>> Start SUPPLIED ENTRIES

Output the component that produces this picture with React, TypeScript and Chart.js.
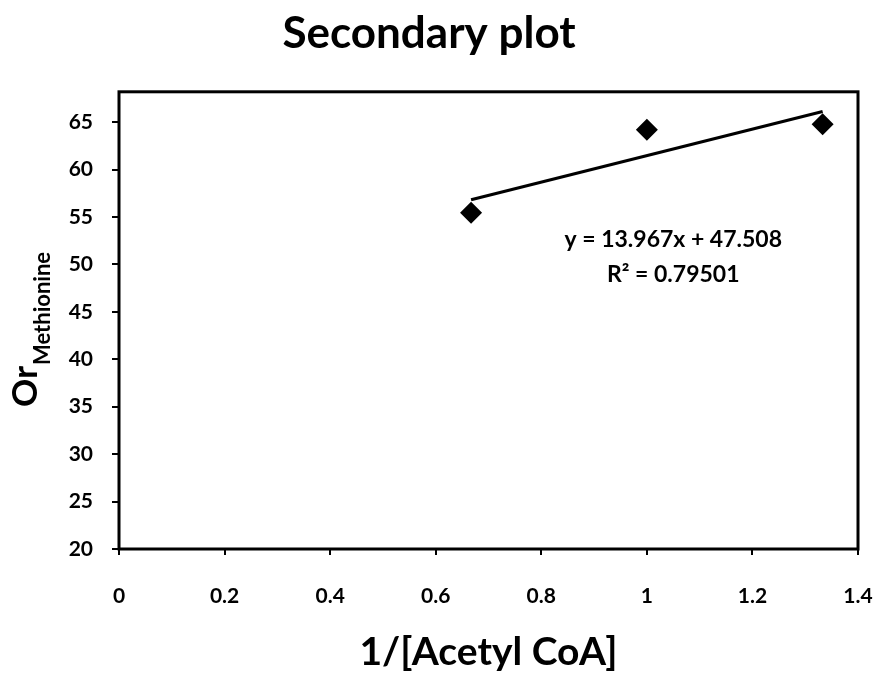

>> End SUPPLIED ENTRIES
>> Start SUPPLIED ENTRIES

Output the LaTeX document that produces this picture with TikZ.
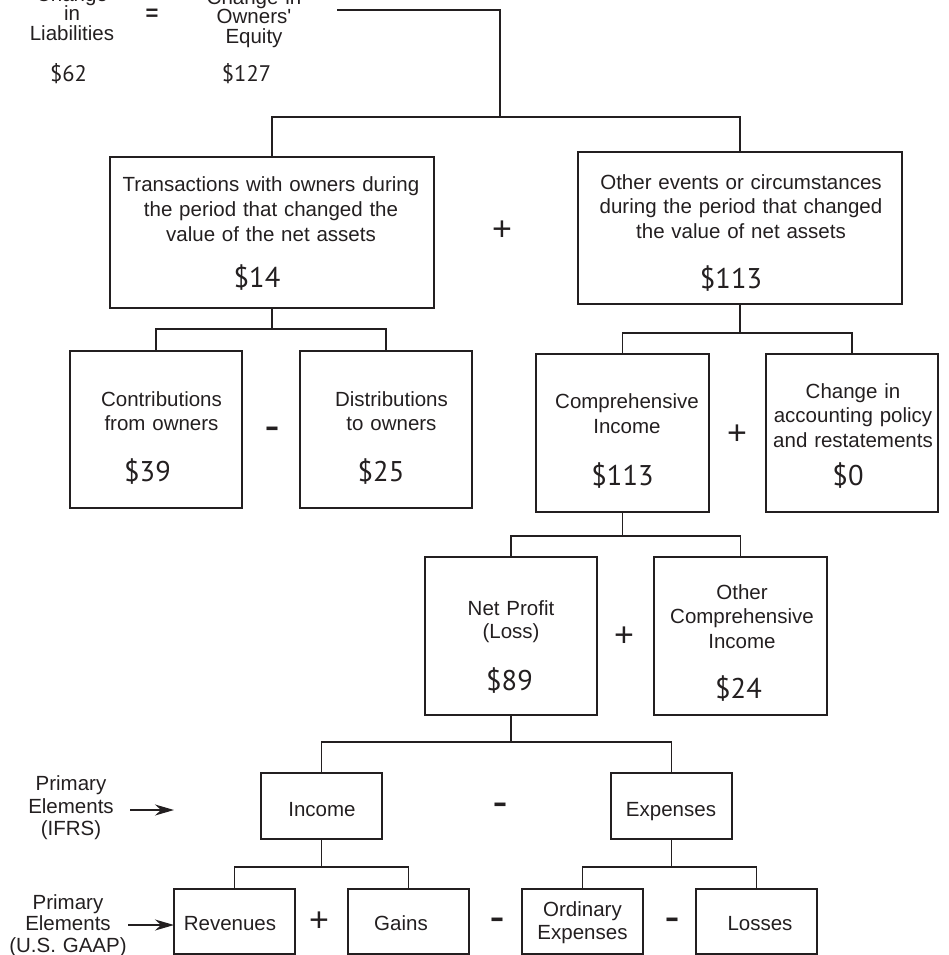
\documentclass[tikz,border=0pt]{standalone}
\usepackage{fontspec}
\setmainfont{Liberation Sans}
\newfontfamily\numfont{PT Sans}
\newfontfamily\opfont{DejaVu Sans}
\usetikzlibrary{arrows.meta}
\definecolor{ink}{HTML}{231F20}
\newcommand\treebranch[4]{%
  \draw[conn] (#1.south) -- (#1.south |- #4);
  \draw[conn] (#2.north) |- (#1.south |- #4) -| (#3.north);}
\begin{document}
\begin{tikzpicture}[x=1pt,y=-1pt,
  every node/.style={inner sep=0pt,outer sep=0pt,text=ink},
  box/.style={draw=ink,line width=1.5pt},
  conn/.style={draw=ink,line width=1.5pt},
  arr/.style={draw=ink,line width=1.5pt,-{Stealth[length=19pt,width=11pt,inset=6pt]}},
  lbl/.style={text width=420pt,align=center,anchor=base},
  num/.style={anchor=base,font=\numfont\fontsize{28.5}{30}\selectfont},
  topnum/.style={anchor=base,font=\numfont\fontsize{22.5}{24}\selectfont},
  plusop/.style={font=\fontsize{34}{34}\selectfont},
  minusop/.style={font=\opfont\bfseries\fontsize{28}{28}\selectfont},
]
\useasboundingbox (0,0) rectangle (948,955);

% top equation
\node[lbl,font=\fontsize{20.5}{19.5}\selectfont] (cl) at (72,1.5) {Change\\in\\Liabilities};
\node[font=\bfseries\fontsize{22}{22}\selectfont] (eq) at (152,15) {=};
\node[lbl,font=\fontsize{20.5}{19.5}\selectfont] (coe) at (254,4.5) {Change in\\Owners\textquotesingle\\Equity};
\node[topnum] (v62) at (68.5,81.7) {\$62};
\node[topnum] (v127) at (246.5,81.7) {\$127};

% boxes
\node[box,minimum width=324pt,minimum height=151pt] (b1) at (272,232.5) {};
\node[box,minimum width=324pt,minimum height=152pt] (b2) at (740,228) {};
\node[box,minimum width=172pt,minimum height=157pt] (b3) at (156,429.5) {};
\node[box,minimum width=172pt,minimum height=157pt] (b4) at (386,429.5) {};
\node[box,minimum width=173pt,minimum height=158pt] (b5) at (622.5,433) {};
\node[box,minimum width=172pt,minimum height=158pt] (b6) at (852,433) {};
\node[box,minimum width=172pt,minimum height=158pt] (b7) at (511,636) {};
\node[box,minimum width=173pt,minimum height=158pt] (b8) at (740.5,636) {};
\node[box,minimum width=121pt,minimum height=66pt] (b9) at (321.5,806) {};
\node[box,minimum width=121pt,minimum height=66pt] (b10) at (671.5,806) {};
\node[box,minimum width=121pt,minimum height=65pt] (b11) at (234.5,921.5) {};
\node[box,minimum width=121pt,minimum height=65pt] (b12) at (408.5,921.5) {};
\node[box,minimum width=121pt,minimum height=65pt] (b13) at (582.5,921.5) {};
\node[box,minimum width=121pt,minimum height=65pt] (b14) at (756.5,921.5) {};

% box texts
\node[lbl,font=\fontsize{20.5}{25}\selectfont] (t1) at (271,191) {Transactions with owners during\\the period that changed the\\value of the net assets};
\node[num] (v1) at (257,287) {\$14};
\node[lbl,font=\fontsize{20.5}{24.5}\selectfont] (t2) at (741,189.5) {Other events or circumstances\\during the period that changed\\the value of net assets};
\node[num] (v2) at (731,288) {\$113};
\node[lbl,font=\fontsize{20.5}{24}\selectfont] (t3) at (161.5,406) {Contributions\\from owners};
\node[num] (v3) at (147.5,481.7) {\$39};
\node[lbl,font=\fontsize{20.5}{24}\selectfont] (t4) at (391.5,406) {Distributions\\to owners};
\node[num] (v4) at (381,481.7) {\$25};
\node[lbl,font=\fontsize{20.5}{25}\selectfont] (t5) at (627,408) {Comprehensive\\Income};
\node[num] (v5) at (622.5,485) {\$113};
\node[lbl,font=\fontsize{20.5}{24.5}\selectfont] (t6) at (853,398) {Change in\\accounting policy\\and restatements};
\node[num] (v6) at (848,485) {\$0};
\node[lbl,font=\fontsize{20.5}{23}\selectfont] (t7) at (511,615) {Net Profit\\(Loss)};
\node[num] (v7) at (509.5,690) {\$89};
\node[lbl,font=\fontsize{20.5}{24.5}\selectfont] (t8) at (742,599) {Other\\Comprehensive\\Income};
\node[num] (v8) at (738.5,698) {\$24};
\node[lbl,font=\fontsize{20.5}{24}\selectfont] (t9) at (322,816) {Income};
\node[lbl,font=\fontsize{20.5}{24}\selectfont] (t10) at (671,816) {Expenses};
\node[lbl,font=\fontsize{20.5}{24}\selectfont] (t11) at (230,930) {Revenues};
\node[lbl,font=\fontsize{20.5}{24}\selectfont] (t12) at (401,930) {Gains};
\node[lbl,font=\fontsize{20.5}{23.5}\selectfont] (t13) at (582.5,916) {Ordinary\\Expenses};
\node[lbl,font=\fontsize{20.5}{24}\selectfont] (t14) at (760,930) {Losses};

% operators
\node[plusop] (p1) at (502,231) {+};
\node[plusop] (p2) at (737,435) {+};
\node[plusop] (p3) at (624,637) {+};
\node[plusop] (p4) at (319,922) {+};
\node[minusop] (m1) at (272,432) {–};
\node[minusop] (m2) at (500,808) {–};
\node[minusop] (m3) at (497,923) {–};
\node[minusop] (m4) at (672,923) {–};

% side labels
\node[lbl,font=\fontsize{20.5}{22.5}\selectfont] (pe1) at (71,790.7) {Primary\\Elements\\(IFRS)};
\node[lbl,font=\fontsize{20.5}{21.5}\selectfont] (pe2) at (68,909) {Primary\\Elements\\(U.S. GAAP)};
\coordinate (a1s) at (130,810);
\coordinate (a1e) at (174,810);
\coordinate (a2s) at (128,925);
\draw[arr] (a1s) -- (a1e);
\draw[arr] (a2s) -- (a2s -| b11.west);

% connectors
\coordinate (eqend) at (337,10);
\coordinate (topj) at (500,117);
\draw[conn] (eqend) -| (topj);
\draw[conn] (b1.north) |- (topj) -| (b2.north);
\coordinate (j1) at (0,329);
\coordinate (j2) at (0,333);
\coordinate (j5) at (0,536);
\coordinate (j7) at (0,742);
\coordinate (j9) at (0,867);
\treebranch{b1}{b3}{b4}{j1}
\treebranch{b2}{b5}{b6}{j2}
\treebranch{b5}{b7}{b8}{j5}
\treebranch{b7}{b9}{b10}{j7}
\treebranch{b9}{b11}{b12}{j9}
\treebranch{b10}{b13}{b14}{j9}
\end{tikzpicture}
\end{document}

>> End SUPPLIED ENTRIES

__SET EXERCISE__. Gather each line from the entries above that includes the word "produces".

__FULL RESPONSE__.
Output the component that produces this picture with React, TypeScript and Chart.js.
Output the LaTeX document that produces this picture with TikZ.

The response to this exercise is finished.